* BEGIN *
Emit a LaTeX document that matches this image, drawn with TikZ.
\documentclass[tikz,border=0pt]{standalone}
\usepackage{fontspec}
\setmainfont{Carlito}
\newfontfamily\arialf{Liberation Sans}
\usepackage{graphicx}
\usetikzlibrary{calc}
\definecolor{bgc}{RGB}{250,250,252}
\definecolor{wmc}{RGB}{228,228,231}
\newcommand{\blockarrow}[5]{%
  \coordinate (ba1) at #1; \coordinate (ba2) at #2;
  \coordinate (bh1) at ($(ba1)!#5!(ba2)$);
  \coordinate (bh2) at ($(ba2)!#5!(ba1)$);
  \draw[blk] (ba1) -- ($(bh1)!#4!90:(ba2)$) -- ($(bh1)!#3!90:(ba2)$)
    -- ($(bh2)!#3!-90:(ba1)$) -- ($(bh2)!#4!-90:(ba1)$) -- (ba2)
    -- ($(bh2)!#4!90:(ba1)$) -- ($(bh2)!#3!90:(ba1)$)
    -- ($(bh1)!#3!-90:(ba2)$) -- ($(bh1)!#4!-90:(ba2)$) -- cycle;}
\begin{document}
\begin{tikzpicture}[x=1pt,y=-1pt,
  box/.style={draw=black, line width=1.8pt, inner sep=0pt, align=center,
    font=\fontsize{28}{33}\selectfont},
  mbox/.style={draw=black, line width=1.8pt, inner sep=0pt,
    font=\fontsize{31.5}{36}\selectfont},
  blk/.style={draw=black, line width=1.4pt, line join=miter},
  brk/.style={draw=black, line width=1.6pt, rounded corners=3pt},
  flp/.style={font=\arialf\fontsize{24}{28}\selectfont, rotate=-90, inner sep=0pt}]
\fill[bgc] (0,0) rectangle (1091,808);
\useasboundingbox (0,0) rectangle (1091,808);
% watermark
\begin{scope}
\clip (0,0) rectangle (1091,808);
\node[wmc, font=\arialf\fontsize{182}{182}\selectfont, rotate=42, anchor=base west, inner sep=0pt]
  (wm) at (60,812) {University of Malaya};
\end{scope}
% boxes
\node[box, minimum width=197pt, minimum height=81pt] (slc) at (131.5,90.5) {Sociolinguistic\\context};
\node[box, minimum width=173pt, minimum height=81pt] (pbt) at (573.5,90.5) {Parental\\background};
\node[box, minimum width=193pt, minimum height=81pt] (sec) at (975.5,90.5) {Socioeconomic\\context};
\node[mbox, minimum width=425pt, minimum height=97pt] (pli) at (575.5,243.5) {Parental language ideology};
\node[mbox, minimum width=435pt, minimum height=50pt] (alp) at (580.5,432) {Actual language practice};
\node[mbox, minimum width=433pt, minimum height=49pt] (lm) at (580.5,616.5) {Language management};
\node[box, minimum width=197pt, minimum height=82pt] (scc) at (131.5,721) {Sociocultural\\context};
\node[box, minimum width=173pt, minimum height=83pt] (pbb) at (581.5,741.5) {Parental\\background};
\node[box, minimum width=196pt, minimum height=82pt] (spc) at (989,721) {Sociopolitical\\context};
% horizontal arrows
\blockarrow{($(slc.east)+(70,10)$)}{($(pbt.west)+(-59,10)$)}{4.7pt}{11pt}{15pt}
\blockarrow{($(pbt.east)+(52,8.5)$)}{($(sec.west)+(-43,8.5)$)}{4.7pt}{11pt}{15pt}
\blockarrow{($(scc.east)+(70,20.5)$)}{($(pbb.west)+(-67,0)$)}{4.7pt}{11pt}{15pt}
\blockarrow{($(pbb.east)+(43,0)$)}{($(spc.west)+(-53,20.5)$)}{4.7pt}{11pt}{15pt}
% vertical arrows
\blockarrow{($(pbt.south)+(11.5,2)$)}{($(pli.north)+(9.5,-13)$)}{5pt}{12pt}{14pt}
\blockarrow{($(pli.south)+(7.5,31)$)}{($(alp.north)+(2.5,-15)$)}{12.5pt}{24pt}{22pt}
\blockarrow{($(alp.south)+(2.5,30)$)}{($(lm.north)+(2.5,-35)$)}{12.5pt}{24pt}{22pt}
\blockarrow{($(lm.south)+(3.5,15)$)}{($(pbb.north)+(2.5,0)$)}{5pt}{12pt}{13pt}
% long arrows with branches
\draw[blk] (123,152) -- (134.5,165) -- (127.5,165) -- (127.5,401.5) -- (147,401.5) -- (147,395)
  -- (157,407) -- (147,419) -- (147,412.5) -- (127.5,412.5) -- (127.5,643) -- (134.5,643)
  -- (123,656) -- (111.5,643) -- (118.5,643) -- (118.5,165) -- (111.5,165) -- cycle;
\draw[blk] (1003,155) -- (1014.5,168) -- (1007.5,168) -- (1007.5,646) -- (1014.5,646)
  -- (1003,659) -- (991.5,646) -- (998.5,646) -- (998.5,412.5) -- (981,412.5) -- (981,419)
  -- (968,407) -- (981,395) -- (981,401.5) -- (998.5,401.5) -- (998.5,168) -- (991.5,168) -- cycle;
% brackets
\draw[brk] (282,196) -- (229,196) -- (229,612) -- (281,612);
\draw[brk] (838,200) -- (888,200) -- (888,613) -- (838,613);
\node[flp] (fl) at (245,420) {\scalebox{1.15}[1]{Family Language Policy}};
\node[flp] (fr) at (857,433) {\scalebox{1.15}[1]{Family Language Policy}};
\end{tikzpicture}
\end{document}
* END *
* BEGIN *
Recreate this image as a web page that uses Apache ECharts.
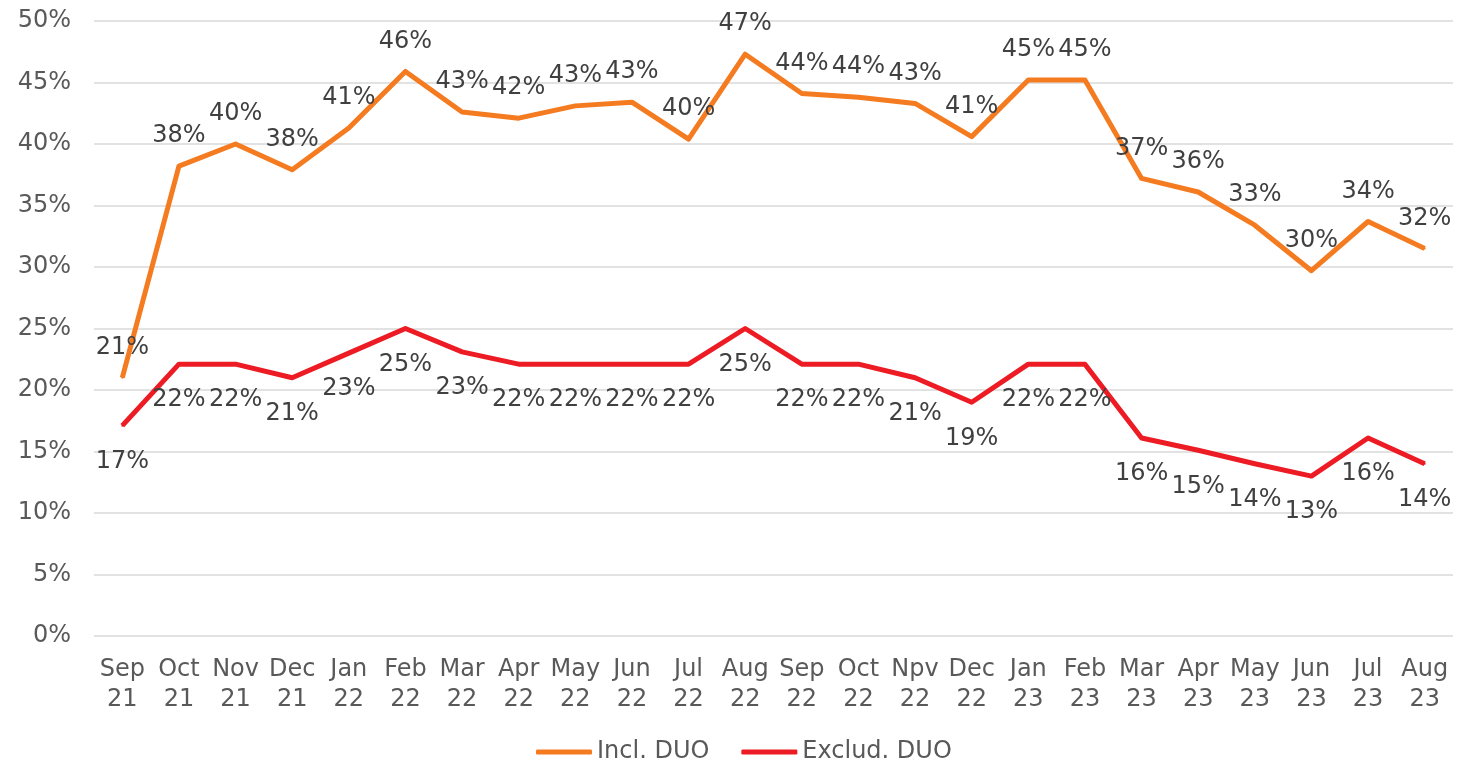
* END *
* BEGIN *
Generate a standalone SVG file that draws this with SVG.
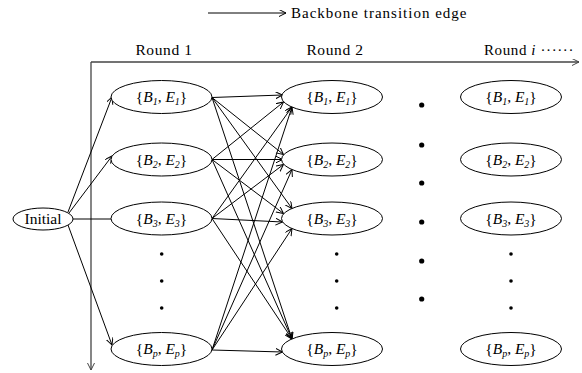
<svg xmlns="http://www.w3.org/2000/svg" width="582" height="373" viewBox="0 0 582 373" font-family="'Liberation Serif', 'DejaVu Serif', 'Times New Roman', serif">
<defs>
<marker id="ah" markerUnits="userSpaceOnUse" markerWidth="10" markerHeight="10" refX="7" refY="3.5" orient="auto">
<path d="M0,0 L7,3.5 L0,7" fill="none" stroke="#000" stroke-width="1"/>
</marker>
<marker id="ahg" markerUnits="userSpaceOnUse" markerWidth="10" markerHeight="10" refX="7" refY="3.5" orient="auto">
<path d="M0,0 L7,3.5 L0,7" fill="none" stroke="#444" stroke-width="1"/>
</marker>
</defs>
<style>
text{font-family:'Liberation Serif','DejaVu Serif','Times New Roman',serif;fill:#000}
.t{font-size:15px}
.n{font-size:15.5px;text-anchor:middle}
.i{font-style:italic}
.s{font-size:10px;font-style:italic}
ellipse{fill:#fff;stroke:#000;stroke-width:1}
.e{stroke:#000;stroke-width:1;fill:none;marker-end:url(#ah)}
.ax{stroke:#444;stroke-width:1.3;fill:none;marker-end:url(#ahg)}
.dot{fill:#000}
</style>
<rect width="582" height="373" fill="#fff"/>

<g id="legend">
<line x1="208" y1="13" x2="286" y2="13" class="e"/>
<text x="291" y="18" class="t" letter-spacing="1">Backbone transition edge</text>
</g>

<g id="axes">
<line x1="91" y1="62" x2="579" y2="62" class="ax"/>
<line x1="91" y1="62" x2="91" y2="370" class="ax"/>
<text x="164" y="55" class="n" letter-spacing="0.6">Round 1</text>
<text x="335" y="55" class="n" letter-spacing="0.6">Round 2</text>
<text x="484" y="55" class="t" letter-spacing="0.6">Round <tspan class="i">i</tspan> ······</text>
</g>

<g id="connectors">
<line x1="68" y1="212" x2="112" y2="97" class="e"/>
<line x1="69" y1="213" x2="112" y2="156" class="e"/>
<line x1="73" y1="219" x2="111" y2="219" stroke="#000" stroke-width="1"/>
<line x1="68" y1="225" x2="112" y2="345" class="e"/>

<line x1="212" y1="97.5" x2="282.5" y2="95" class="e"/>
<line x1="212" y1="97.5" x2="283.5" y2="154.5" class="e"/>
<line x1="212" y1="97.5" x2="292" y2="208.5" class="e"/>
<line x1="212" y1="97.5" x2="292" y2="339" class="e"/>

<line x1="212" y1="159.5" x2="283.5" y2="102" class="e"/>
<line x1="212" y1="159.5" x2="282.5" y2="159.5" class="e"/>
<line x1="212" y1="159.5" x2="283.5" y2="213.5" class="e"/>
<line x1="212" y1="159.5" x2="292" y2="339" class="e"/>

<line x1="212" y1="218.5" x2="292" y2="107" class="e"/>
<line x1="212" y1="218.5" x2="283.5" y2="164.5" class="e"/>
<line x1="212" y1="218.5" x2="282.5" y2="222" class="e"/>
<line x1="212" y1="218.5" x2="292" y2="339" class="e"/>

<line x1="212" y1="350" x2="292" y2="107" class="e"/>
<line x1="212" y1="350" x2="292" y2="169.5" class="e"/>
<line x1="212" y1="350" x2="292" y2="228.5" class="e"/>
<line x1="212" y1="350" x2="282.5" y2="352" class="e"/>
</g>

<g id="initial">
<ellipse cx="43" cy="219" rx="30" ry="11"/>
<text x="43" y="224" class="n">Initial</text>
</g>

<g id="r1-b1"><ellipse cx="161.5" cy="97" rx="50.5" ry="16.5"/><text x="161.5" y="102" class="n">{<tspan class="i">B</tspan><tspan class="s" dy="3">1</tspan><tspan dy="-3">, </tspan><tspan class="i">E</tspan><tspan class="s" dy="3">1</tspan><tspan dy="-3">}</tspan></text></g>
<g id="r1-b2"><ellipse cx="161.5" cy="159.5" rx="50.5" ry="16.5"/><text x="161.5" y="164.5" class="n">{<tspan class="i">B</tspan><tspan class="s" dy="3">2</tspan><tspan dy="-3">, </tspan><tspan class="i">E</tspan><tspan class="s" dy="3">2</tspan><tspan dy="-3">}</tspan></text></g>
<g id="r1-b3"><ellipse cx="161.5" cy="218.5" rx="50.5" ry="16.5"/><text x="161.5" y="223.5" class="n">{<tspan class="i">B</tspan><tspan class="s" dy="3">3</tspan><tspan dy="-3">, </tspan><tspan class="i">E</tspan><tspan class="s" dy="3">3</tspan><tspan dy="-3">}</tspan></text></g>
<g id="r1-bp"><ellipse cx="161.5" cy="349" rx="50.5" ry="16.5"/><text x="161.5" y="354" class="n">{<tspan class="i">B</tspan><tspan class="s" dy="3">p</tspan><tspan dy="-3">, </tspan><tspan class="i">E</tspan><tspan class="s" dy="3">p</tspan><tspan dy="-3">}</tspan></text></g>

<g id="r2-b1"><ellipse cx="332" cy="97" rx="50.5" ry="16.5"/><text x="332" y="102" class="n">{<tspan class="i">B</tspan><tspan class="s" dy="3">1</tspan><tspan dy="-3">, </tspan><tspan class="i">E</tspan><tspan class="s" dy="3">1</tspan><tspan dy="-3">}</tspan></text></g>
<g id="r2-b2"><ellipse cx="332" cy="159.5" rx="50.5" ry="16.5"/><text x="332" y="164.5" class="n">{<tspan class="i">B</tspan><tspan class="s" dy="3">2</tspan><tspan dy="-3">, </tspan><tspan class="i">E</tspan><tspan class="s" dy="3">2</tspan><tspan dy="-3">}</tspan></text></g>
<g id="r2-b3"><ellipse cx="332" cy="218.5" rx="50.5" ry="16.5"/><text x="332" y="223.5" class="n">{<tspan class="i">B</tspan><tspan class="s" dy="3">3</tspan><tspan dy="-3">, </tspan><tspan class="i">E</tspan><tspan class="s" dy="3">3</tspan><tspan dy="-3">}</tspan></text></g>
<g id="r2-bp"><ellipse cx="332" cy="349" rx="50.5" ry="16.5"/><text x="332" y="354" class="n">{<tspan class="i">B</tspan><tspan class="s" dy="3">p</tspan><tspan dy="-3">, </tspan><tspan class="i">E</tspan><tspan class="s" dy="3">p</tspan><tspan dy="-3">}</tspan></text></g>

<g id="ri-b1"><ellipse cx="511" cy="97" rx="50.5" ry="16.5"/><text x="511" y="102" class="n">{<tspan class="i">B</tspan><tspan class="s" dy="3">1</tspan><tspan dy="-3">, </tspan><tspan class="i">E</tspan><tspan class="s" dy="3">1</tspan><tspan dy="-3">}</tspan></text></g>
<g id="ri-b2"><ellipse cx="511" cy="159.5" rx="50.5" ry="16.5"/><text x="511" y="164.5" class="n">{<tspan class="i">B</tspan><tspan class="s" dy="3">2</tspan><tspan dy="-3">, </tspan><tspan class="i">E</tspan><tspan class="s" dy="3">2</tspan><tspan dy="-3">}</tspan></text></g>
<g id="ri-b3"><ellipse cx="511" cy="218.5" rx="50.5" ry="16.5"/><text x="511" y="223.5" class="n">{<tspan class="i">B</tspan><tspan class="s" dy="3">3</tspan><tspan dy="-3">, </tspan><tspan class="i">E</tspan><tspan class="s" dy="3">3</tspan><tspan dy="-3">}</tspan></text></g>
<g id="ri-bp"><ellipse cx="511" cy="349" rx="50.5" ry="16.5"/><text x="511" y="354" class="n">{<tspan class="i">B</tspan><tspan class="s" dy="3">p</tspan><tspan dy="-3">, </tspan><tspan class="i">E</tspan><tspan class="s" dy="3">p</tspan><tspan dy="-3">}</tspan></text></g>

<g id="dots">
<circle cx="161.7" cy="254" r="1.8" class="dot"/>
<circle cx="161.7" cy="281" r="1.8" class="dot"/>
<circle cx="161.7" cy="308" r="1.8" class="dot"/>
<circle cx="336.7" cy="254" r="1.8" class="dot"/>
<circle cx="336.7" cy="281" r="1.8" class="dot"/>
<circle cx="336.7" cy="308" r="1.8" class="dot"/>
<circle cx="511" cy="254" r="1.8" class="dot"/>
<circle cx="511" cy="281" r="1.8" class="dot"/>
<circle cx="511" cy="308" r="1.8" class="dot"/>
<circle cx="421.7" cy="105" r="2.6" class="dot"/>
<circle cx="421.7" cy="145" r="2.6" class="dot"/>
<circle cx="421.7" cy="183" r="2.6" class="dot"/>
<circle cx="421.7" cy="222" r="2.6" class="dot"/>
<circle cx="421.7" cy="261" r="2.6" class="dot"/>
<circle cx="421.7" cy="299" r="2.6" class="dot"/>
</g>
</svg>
* END *
__STATED PROBLEM__: Track down every line of the material containing the string "with", and copy it.

__ANSWER TO THIS PROBLEM__:
Emit a LaTeX document that matches this image, drawn with TikZ.
% long arrows with branches
Generate a standalone SVG file that draws this with SVG.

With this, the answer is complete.